Once again we are dramatically caught up in the sacred liturgy that is central to our Christian faith and which also lies at the heart of all human history. The question of life and death lies at the depths of all our consciousness. We can face this reality or avoid it at our cost. Is this all there is? That is a question that haunts everyone yet as Christians we demonstrate clearly in our Easter celebrations our belief in the person of Jesus who was seen to be both human and divine.
He is the one who so challenged the systems of his day, both political and religious that his presence could not be tolerated by those in power at the time. The only way they could deal with him and his perceptive was by arranging his execution. But that was not the end. The resurrection is a testimony to the fact that the way of Jesus is a way that can be trusted even when it is opposed by the most death-dealing systems. This is the way that we can follow with the assurance that we will never ultimately be annihilated. Notice that we are to follow the way and not merely to believe in the facts about Jesus' death and resurrection. It is right to believe that Jesus died and rose from the dead but that is not enough. We are to believe in or rather entrust ourselves to the person of the risen Christ. We are, as the early church reminds us, to be "Followers of the Way." Remember Jesus says, "I am the Way, the Truth and Life." To follow the Way is to be caught up in that Truth and Life. For this Truth and Life are the gifts which have been shared with us and are rooted deep within every one of us as part of our human nature and are the very Ground of our Being. To be a follower of the Way then means to live one's own inner truth, engaging in life to the full.

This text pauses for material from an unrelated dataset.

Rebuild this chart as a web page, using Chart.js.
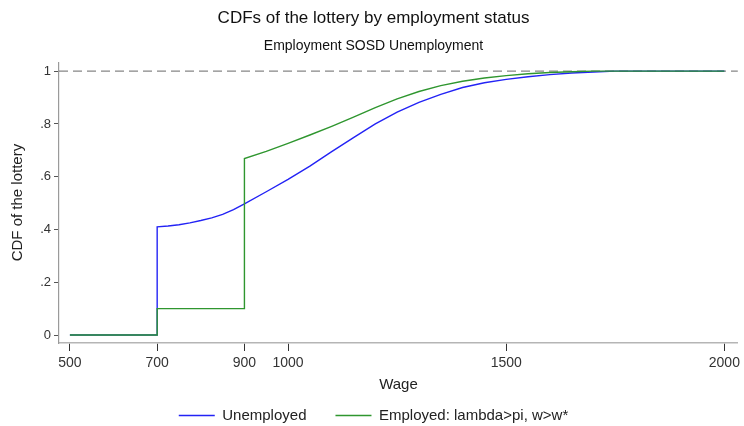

Fifty years ago in a book entitled Leave thy Country Leonard Johnson remarked "God doesn't want our deeds of heroism or our comfortable feeling of righteousness." So what does God want? Surely the gospels show us that the Way of Jesus was always life-giving to the entire cosmos and for ourselves to experience the enrichment of creatively living life to the full. I rather like the image conjured up for us by T.S.Eliot's poem The Love Song of J.Alfred Prufrock "I have measured out my life with coffee spoons." Regretfully the old man Prufrock bemoans his lack of initiative and now he feels he has been stingy in the way he has partaken of the super abundance of God's gift of life. Prufrock goes on in the same poem to ask "Do I dare to eat a peach?" Do you see that the old man Prufrock is challenged to risk life- to trust his inner voice and to live fully his life? Yet he fails and loses out. Perhaps God's message to us this Easter is to "dare to eat a peach" to dare to grasp life in all its fullness and live it, liberated from the fears that imprison us by Christ the Liberator who sets us free. .As People of the Way then we are summoned to take the leap of faith - a leap into the gift of life- and the quality of the life given to us is described in John's gospel as Eternal. The Greek word that John uses points out that this word Eternal is not speaking of something that happens after we die but a quality of life to be lived right here and right now.
Like so many poets and writers W. H. Auden recognises the challenge of risk-taking for the sake of life. He writes:
"The sense of danger must not disappear
The way is certainly both short and steep.
However gradual it looks from here;
Look if you like, but you will have to leap.